Alhassan left the All Progressives Congress (APC) after she was disqualified from contesting the party’s governorship primary election.
The former minister had earlier released her resignation letter addressed to President Muhammadu Buhari.
In the letter, Alhassan said she had always been a loyal party member and was at no time queried or admonished for any wrongdoing.
Adams Oshiomhole, national chairman of the APC, had explained that the minister was not cleared for the primary over anti-party activities.
“She had issues that have to do with party loyalty. Our constitution is clear and it dictates that to contest elections or even hold office in the APC, you must be loyal to the party in every material concern,” he had said.
In a tweet announcing her defection to UDP, Alhassan said: “I have officially joined my next political party with 7 state assembly members, all @APCNigeria executives from 169 wards of Taraba State.
“All 16 local Government exco’s of APC. All states executives of APC, we are now in UDP.”
Adamawa governor sued over ‘certificate forgery’
Muhammad Jibrilla Bindow, Adamawa governor, has been sued over the alleged forgery of his West African Examination Council (WAEC) certificate.
The governor was sued by the Global Integrity Crusade Network (GICN), a rights group.
According to the originating summons, the group claims that the governor did not complete his secondary education at Government Secondary School, Mangu, Plateau state.
GICN asked the court to compel WAEC to produce the governor’s certificate.
The Independent National Electoral Commission (INEC), the All Progressives Congress (APC), WAEC and the police are defendants in the suit filed at the federal high court, Abuja.
The group also asked the court to determine “whether by the true interpretation of Section 177 (d) of the 1999 constitution, the first defendant (Jibrilla) is not absolutely disqualified from seeking re-election to the office on the ground that he does not possess a school certificate or its equivalent issued to him by the second defendant either in 1983 or at any time whatsoever.
“Whether the fourth defendant should not decline to present the first defendant to the third defendant to purposes of screening ahead of the forthcoming election to the office of governor of Adamawa state on the ground that he does not possess a school certificate or Its equivalent issued to him by the second defendant either in I983 or at any time whatsoever”.
GICN also requested an order directing the police to “carry out its legal duty by arresting and prosecuting the first defendant for perjury if the fifth defendant investigates and finds that first defendant neither completed his secondary education at Government Secondary School, Mangu, Plateau state in 1983 nor was issued any school certificate or its equivalent by the second defendant”.
Hamzat steps down for Sanwo-Olu ahead of Lagos APC guber primary
Obafemi Hamzat has withdrawn from the Lagos state governorship race.
Hamzat was a governorship aspirant on the platform of the All Progressives Congress (APC).
While announcing his withdrawal during a press conference on Saturday, Hamzat directed his supporters to vote for Babajide Sanwo-Olu at the party’s primary on Sunday.

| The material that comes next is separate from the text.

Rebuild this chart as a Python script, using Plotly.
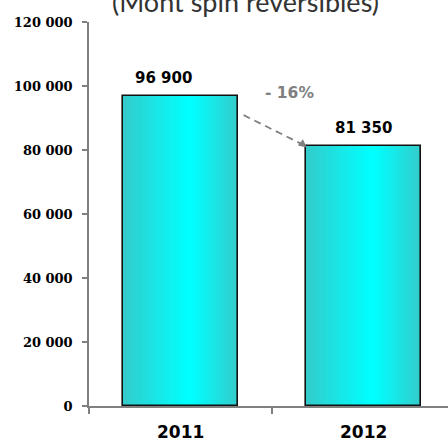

He said he is stepping down for Sanwo-Olu because he can vouch for his personal integrity and intelligence.
“I’ve resolved to step down and source resources together with my brother and friend, Babajide Sanwo-Olu. So, all my supporters are hereby directed to vote tomorrow for Mr. Sanwo-Olu to emerge as the governorship candidate of the APC in Lagos,” he said.
“Apart from the fact that I can vouch for his personal integrity and intelligence, Mr. Sanwo-Olu is someone I’ve had close interaction with over the years.
“We are both fortunate to have worked closely with the present vice-president, Professor Yemi Osinbajo, getting the wise counsel of those I consider to be political fathers and mothers.”
Sanwo-Olu is seen as the major challenger of Akinwunmi Ambode, the incumbent governor of the state.
A former banker, he is believed to have the backing of Mandate Movement, a group loyal to Bola Tinubu, chieftain of the APC.